The third element of the strategy is to introduce new pensions accounts, a system that will require employer contri­butions. From 2012, employees will be automatically enrolled into a personal account with a 4% contribution made by them and 3% from the employer.
Employer obligations
The issue of employer responsibility was made clearly at last year's TUC Congress by Adrian Askew, general secretary of the Connect communication workers' union, in the debate on pensions. "While increases to the state pension are most welcome, that alone will not provide a reasonable standard of living in retire­ment," he said. "The state pension should in reality be a decent safety net but employers/businesses need to recognise their responsibility and not simply argue that increases to the minimum provisions provided by the state are adequate and somehow absolve them as employers of their obligations."
While it is too early to say whether the new system will begin to fill one of the many gaps in the UK pension system, what is clear is that for most trade unions, the basic state pension is the core of the system and needs to be increased substantially as part of a strategy to reduce poverty among pensioners.
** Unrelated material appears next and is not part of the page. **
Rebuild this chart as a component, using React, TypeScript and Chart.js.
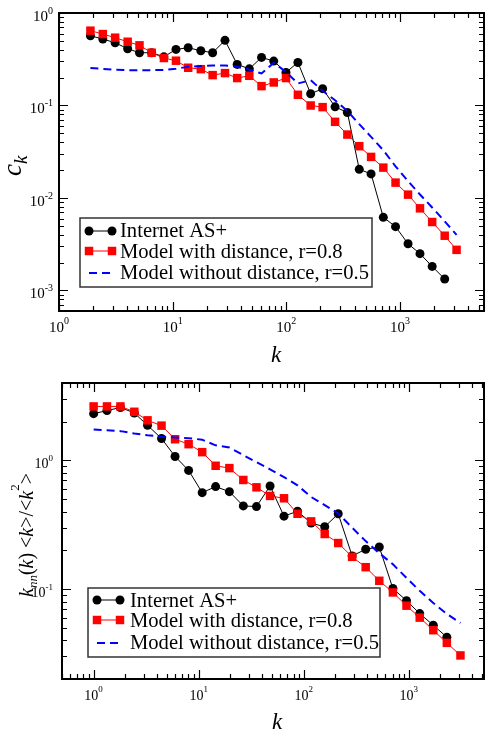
import React, { useEffect, useRef } from 'react';
import { Chart, registerables } from 'chart.js';
Chart.register(...registerables);

const SERIF = '"Liberation Serif", "Times New Roman", Times, serif';

const seriesLabels = ['Internet AS+', 'Model with distance, r=0.8', 'Model without distance, r=0.5'];

// ---------- top panel: clustering c_k ----------
const topKInternet = [1.89, 2.43, 3.12, 4.02, 5.11, 6.54, 8.38, 10.7, 13.7, 17.7, 22.5, 28.9, 37.0, 47.3, 60.6, 77.6, 99.5, 126.6, 164, 209, 269, 345, 439, 558, 715, 916, 1180, 1503, 1924, 2480];
const topCInternet = [0.568, 0.523, 0.477, 0.411, 0.372, 0.372, 0.336, 0.404, 0.421, 0.391, 0.372, 0.506, 0.278, 0.249, 0.331, 0.302, 0.228, 0.292, 0.134, 0.152, 0.0967, 0.084, 0.0204, 0.0182, 0.00618, 0.0049, 0.0032, 0.0025, 0.00182, 0.00133];
const topKModel = [1.89, 2.43, 3.12, 4.02, 5.11, 6.54, 8.38, 10.7, 13.7, 17.7, 22.5, 28.9, 37.0, 47.3, 60.6, 77.6, 99.5, 126.6, 164, 209, 269, 345, 439, 558, 715, 916, 1180, 1503, 1924, 2480, 3155];
const topCDistance = [0.644, 0.592, 0.541, 0.489, 0.447, 0.372, 0.326, 0.305, 0.256, 0.247, 0.213, 0.224, 0.198, 0.2096, 0.162, 0.1775, 0.198, 0.1305, 0.1, 0.096, 0.0666, 0.0485, 0.0363, 0.0278, 0.0213, 0.01466, 0.01087, 0.00773, 0.0055, 0.00391, 0.00275];
const topCNoDistance = [0.254, 0.249, 0.243, 0.241, 0.241, 0.241, 0.242, 0.25, 0.262, 0.267, 0.27, 0.271, 0.262, 0.244, 0.222, 0.29, 0.23, 0.173, 0.188, 0.144, 0.114, 0.0875, 0.0628, 0.0458, 0.0328, 0.022, 0.0152, 0.0109, 0.0079, 0.0056, 0.004];
const topXRange = [1, 5500];
const topYRange = [0.0006, 1];

// ---------- bottom panel: k_nn(k)<k>/<k^2> ----------
const botKInternet = [1, 1.34, 1.8, 2.44, 3.26, 4.43, 5.96, 8.02, 10.8, 14.5, 19.6, 26.6, 35.5, 47.8, 64.9, 87.3, 117.6, 158.4, 213, 289, 389, 524, 706, 951, 1271, 1711, 2303];
const botYInternet = [2.31, 2.44, 2.58, 2.34, 1.875, 1.48, 1.074, 0.837, 0.562, 0.626, 0.572, 0.443, 0.438, 0.633, 0.369, 0.403, 0.326, 0.305, 0.385, 0.181, 0.204, 0.2125, 0.101, 0.0813, 0.0645, 0.0524, 0.0423];
const botKModel = [1, 1.34, 1.8, 2.44, 3.26, 4.43, 5.96, 8.02, 10.8, 14.5, 19.6, 26.6, 35.5, 47.8, 64.9, 87.3, 117.6, 158.4, 213, 289, 389, 524, 706, 951, 1271, 1711, 2303, 3104];
const botYDistance = [2.63, 2.63, 2.63, 2.39, 2.05, 1.865, 1.462, 1.338, 1.16, 0.909, 0.872, 0.705, 0.618, 0.53, 0.508, 0.385, 0.336, 0.268, 0.228, 0.178, 0.148, 0.116, 0.0942, 0.0743, 0.06, 0.0479, 0.0382, 0.0305];
const botYNoDistance = [1.74, 1.72, 1.69, 1.62, 1.57, 1.53, 1.51, 1.49, 1.45, 1.31, 1.26, 1.1, 0.97, 0.853, 0.743, 0.64, 0.52, 0.45, 0.387, 0.3, 0.236, 0.19, 0.156, 0.122, 0.097, 0.078, 0.064, 0.0546];
const botXRange = [0.5, 5200];
const botYRange = [0.02, 4];

type Seg = { t: string; size: number; italic?: boolean; dy?: number };

const fontOf = (s: Seg) => `${s.italic ? 'italic ' : ''}${s.size}px ${SERIF}`;

function segsWidth(ctx: CanvasRenderingContext2D, segs: Seg[]) {
  let w = 0;
  for (const s of segs) {
    ctx.font = fontOf(s);
    w += ctx.measureText(s.t).width;
  }
  return w;
}

function drawSegs(ctx: CanvasRenderingContext2D, segs: Seg[], x: number, y: number) {
  let cx = x;
  for (const s of segs) {
    ctx.font = fontOf(s);
    ctx.fillText(s.t, cx, y + (s.dy || 0));
    cx += ctx.measureText(s.t).width;
  }
}

function logTicks(min: number, max: number) {
  const res: { v: number; major: boolean; e: number }[] = [];
  const e0 = Math.floor(Math.log10(min));
  const e1 = Math.ceil(Math.log10(max));
  for (let e = e0; e <= e1; e++) {
    for (let m = 1; m <= 9; m++) {
      const v = m * Math.pow(10, e);
      if (v >= min * 0.9999 && v <= max * 1.0001) res.push({ v, major: m === 1, e });
    }
  }
  return res;
}

interface PanelStyle {
  tickFont: number;
  supFont: number;
  supDyX: number;
  supDyY: number;
  xLabelBaseline: number;
  yLabelRight: number;
  yLabelDy: number;
  majorLen: number;
  minorLen: number;
  xTitle: { x: number; y: number; size: number };
  yTitle: { x: number; y: number; segs: Seg[] };
  legend: { box: [number, number, number, number]; sx: [number, number]; textX: number; rowsY: number[]; baselines: number[]; size: number };
}

function sciPlugin(st: PanelStyle) {
  return {
    id: 'sciAxes',
    afterDraw(chart: any) {
      const ctx: CanvasRenderingContext2D = chart.ctx;
      const a = chart.chartArea;
      const xs = chart.scales.x;
      const ys = chart.scales.y;
      ctx.save();
      ctx.strokeStyle = '#000';
      ctx.fillStyle = '#000';
      ctx.lineWidth = 1.2;
      ctx.beginPath();
      for (const t of logTicks(xs.min, xs.max)) {
        const px = Math.round(xs.getPixelForValue(t.v)) + 0.5;
        const len = t.major ? st.majorLen : st.minorLen;
        ctx.moveTo(px, a.bottom);
        ctx.lineTo(px, a.bottom - len);
        ctx.moveTo(px, a.top);
        ctx.lineTo(px, a.top + len);
      }
      for (const t of logTicks(ys.min, ys.max)) {
        const py = Math.round(ys.getPixelForValue(t.v)) + 0.5;
        const len = t.major ? st.majorLen : st.minorLen;
        ctx.moveTo(a.left, py);
        ctx.lineTo(a.left + len, py);
        ctx.moveTo(a.right, py);
        ctx.lineTo(a.right - len, py);
      }
      ctx.stroke();
      ctx.lineWidth = 2;
      ctx.strokeRect(a.left, a.top, a.right - a.left, a.bottom - a.top);

      // tick labels
      ctx.textBaseline = 'alphabetic';
      ctx.textAlign = 'left';
      for (const t of logTicks(xs.min, xs.max)) {
        if (!t.major) continue;
        const px = xs.getPixelForValue(t.v);
        const segs: Seg[] = [{ t: '10', size: st.tickFont }, { t: String(t.e), size: st.supFont, dy: st.supDyX }];
        const w = segsWidth(ctx, segs);
        drawSegs(ctx, segs, px - w / 2, st.xLabelBaseline);
      }
      for (const t of logTicks(ys.min, ys.max)) {
        if (!t.major) continue;
        const py = ys.getPixelForValue(t.v);
        const segs: Seg[] = [{ t: '10', size: st.tickFont }, { t: String(t.e), size: st.supFont, dy: st.supDyY }];
        const w = segsWidth(ctx, segs);
        drawSegs(ctx, segs, st.yLabelRight - w, py + st.yLabelDy);
      }

      // axis titles
      const xt: Seg[] = [{ t: 'k', size: st.xTitle.size, italic: true }];
      const xw = segsWidth(ctx, xt);
      drawSegs(ctx, xt, st.xTitle.x - xw / 2, st.xTitle.y);
      ctx.save();
      ctx.translate(st.yTitle.x, st.yTitle.y);
      ctx.rotate(-Math.PI / 2);
      drawSegs(ctx, st.yTitle.segs, 0, 0);
      ctx.restore();

      // legend
      const lg = st.legend;
      const [bx, by, bw, bh] = lg.box;
      ctx.fillStyle = '#fff';
      ctx.fillRect(bx, by, bw, bh);
      ctx.strokeStyle = '#333';
      ctx.lineWidth = 1.5;
      ctx.strokeRect(bx, by, bw, bh);
      const dsets = chart.data.datasets;
      dsets.forEach((ds: any, i: number) => {
        const yy = lg.rowsY[i];
        ctx.save();
        ctx.strokeStyle = ds.borderColor;
        ctx.lineWidth = ds.borderWidth;
        ctx.setLineDash(ds.borderDash || []);
        ctx.beginPath();
        ctx.moveTo(lg.sx[0], yy);
        ctx.lineTo(lg.sx[1], yy);
        ctx.stroke();
        ctx.setLineDash([]);
        if (ds.pointRadius > 0) {
          ctx.fillStyle = ds.pointBackgroundColor;
          for (const sx of lg.sx) {
            if (ds.pointStyle === 'rect') {
              const h = ds.pointRadius * Math.SQRT1_2;
              ctx.fillRect(sx - h, yy - h, 2 * h, 2 * h);
            } else {
              ctx.beginPath();
              ctx.arc(sx, yy, ds.pointRadius, 0, Math.PI * 2);
              ctx.fill();
            }
          }
        }
        ctx.restore();
        ctx.fillStyle = '#000';
        drawSegs(ctx, [{ t: ds.label, size: lg.size }], lg.textX, lg.baselines[i]);
      });
      ctx.restore();
    },
  };
}

function zip(xs: number[], ys: number[]) {
  return xs.map((x, i) => ({ x, y: ys[i] }));
}

function makeDatasets(k1: number[], y1: number[], k2: number[], y2: number[], k3: number[], y3: number[]) {
  return [
    {
      label: seriesLabels[0], data: zip(k1, y1), borderColor: '#000000', borderWidth: 1,
      pointStyle: 'circle', pointRadius: 4.5, pointBackgroundColor: '#000000', pointBorderWidth: 0,
      order: 3, tension: 0, fill: false,
    },
    {
      label: seriesLabels[1], data: zip(k2, y2), borderColor: '#ff0000', borderWidth: 1,
      pointStyle: 'rect', pointRadius: 6, pointBackgroundColor: '#ff0000', pointBorderWidth: 0,
      order: 2, tension: 0, fill: false,
    },
    {
      label: seriesLabels[2], data: zip(k3, y3), borderColor: '#0000ff', borderWidth: 2, borderDash: [8, 5],
      pointRadius: 0, pointBackgroundColor: '#0000ff', order: 1, tension: 0, fill: false,
    },
  ];
}

function makeConfig(datasets: any[], xr: number[], yr: number[], padding: any, st: PanelStyle): any {
  return {
    type: 'line',
    data: { datasets },
    options: {
      responsive: false,
      maintainAspectRatio: false,
      animation: false,
      events: [],
      layout: { padding },
      scales: {
        x: { type: 'logarithmic', min: xr[0], max: xr[1], display: false },
        y: { type: 'logarithmic', min: yr[0], max: yr[1], display: false },
      },
      plugins: { legend: { display: false }, tooltip: { enabled: false } },
    },
    plugins: [sciPlugin(st)],
  };
}

const TOP_H = 366;
const BOT_H = 365;

export default function App() {
  const topRef = useRef<HTMLCanvasElement>(null);
  const botRef = useRef<HTMLCanvasElement>(null);

  useEffect(() => {
    const topStyle: PanelStyle = {
      tickFont: 15, supFont: 10, supDyX: -8, supDyY: -7,
      xLabelBaseline: 332, yLabelRight: 53, yLabelDy: 8,
      majorLen: 9, minorLen: 5,
      xTitle: { x: 276, y: 362, size: 23 },
      yTitle: { x: 21, y: 176, segs: [{ t: 'c', size: 27, italic: true }, { t: 'k', size: 19, italic: true, dy: 6 }] },
      legend: { box: [80, 218, 292, 69], sx: [89, 112], textX: 120, rowsY: [231, 251, 273], baselines: [237, 258, 279], size: 20.6 },
    };
    const botStyle: PanelStyle = {
      tickFont: 14, supFont: 9, supDyX: -8, supDyY: -7,
      xLabelBaseline: 700 - 366, yLabelRight: 53, yLabelDy: 8,
      majorLen: 9, minorLen: 5,
      xTitle: { x: 277, y: 729 - 366, size: 23 },
      yTitle: {
        x: 33, y: 597 - 366, segs: [
          { t: 'k', size: 20, italic: true },
          { t: 'nn', size: 13, italic: true, dy: 4 },
          { t: '(', size: 20 },
          { t: 'k', size: 20, italic: true },
          { t: ') <', size: 20 },
          { t: 'k', size: 20, italic: true },
          { t: '>/<', size: 20 },
          { t: 'k', size: 20, italic: true },
          { t: '2', size: 13, dy: -14 },
          { t: '>', size: 20 },
        ],
      },
      legend: { box: [88, 588 - 366, 292, 69], sx: [97, 120], textX: 130, rowsY: [600 - 366, 620 - 366, 643 - 366], baselines: [607 - 366, 627 - 366, 649 - 366], size: 20.6 },
    };

    const c1 = new Chart(
      topRef.current as HTMLCanvasElement,
      makeConfig(
        makeDatasets(topKInternet, topCInternet, topKModel, topCDistance, topKModel, topCNoDistance),
        topXRange, topYRange, { left: 59, top: 13, right: 1, bottom: TOP_H - 311 }, topStyle,
      ),
    );
    const c2 = new Chart(
      botRef.current as HTMLCanvasElement,
      makeConfig(
        makeDatasets(botKInternet, botYInternet, botKModel, botYDistance, botKModel, botYNoDistance),
        botXRange, botYRange, { left: 62, top: 383 - 366, right: 3, bottom: BOT_H - (679 - 366) }, botStyle,
      ),
    );
    return () => {
      c1.destroy();
      c2.destroy();
    };
  }, []);

  return (
    <div style={{ position: 'absolute', left: 0, top: 0, width: 490, height: 731, background: '#fff' }}>
      <canvas ref={topRef} width={490} height={TOP_H} style={{ position: 'absolute', left: 0, top: 0, width: 490, height: TOP_H }} />
      <canvas ref={botRef} width={490} height={BOT_H} style={{ position: 'absolute', left: 0, top: TOP_H, width: 490, height: BOT_H }} />
    </div>
  );
}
The means-testing system of pensions credits, in place since 2003, has helped some pensioners but £1.3 billion a year goes unclaimed - 1.8 million pensioners are eligible for the top up but don't receive it.
Speaking at the lobby of parliament last October, NPC general secretary Joe Harris said: "After 100 years of the state pension it's a national disgrace that at least 2.5 million older people are still living below the official poverty line, and millions more are struggling to meet the rising costs of living." The NPC, sup­ported by the TUC, wants to see the basic pension paid to all existing pensioners on a universal basis with the single pension raised to £151 a week.